BMW Executive Praises Tesla, Says Auto Industry Should Take It More Seriously
The deputy chairman of BMW's supervisory board applauded Tesla's close relationship with Panasonic as well as its can-do attitude.
Deputy chairman of BMW's supervisory board Manfred Schoch has called on his company and the auto industry at large to take Tesla more seriously, praising the controversial automaker for its optimistic approach.
"Our board members should finally deal more intensively with this [Elon Musk] gentleman, who should have been bankrupt by now," Schoch told German business journal Manager Magazin. "Too much is complained and too much is declared impossible [in the auto industry]."
Tesla has faced almost countless controversies over its last few years of rapid growth, during which it has upset the auto industry. Criticisms for its build quality, production issues, loose cannon CEO Elon Musk, labor problems, Autopilot controversies, cash bleed, and so on have plagued the automaker, but what's most important to any business is profitability, which Tesla achieved in Q3 to the tune of $312 million.
Though more than 60 percent of this profit came from the one-off sale of regulatory credits, Schoch defended the company, questioning why the vastly larger BMW didn't make as proportionately large a profit.

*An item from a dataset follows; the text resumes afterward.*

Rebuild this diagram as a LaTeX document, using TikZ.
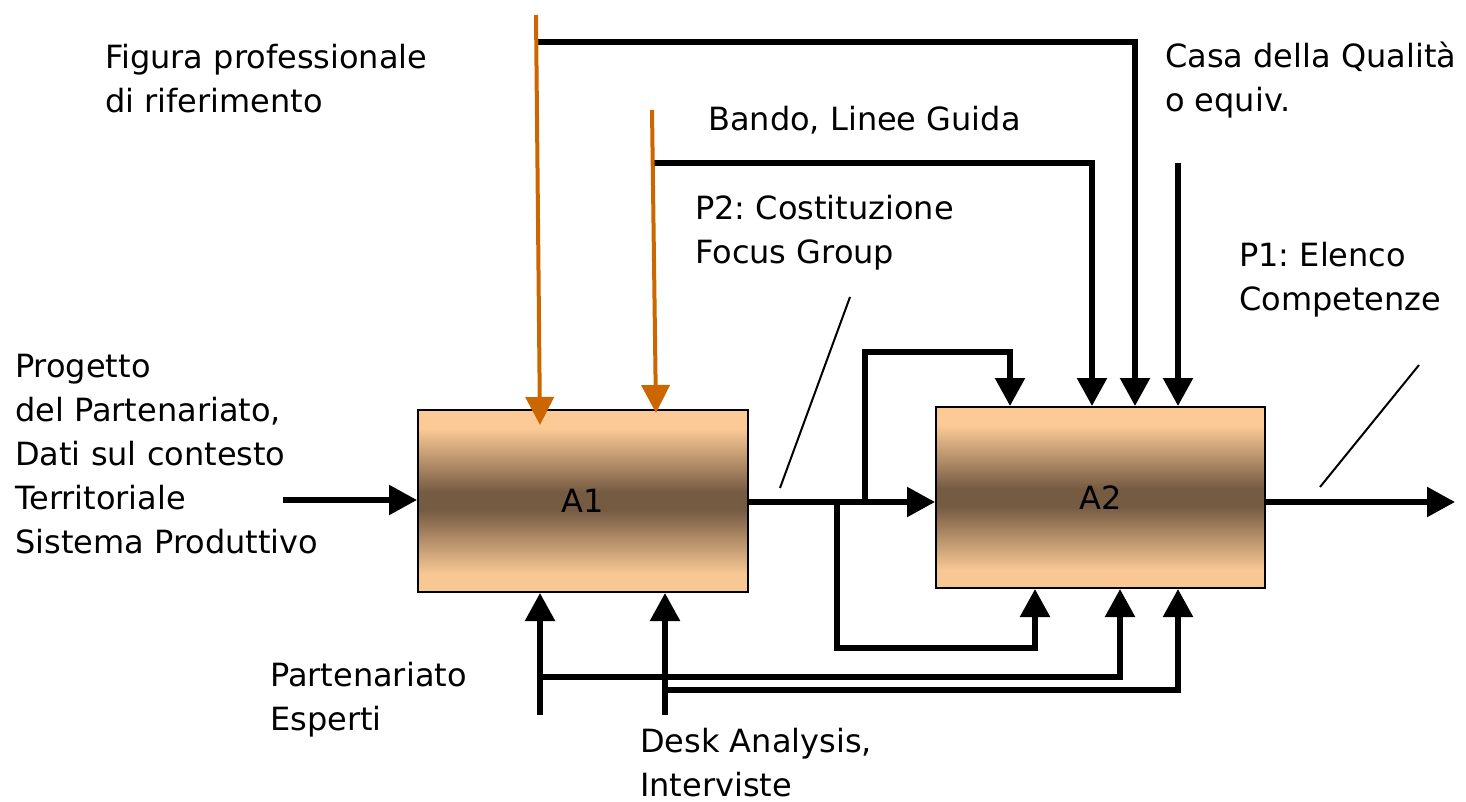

"Tesla made in the third quarter, at a good $6 billion in sales, $312 million profit. BMW came in the automotive segment at 21 billion euros to 784 million surplus," said Schoch. "Who deserves better [sic]?"

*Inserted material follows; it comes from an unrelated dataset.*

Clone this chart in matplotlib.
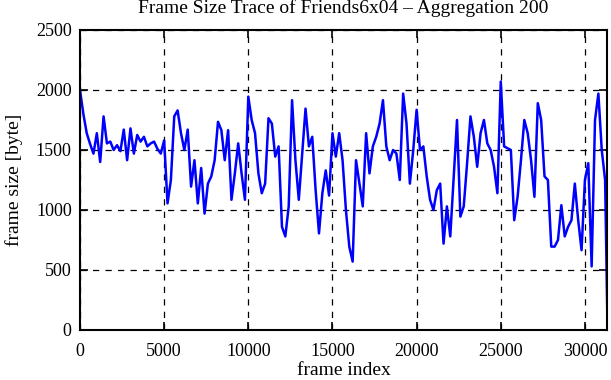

Schoch also lauded Tesla's close relationship with its battery supplier Panasonic, which has been instrumental for the American EV-maker's large and still-growing demand for the lithium-ion batteries that power its vehicles.
"Tesla controls the entire value chain; they understood electromobility," Schoch commented.
Even if not all within BMW consider Tesla or electric vehicles a credible threat to the existing auto industry, the Bavarian automaker plans to bring numerous electric vehicles to market within the next few years. BMW-owned Mini will reportedly begin production of its first EV later this year, and BMW will expand its lineup of "i" models with the iX3 in 2020, and the i4 along with the X5-sized iNext in 2021.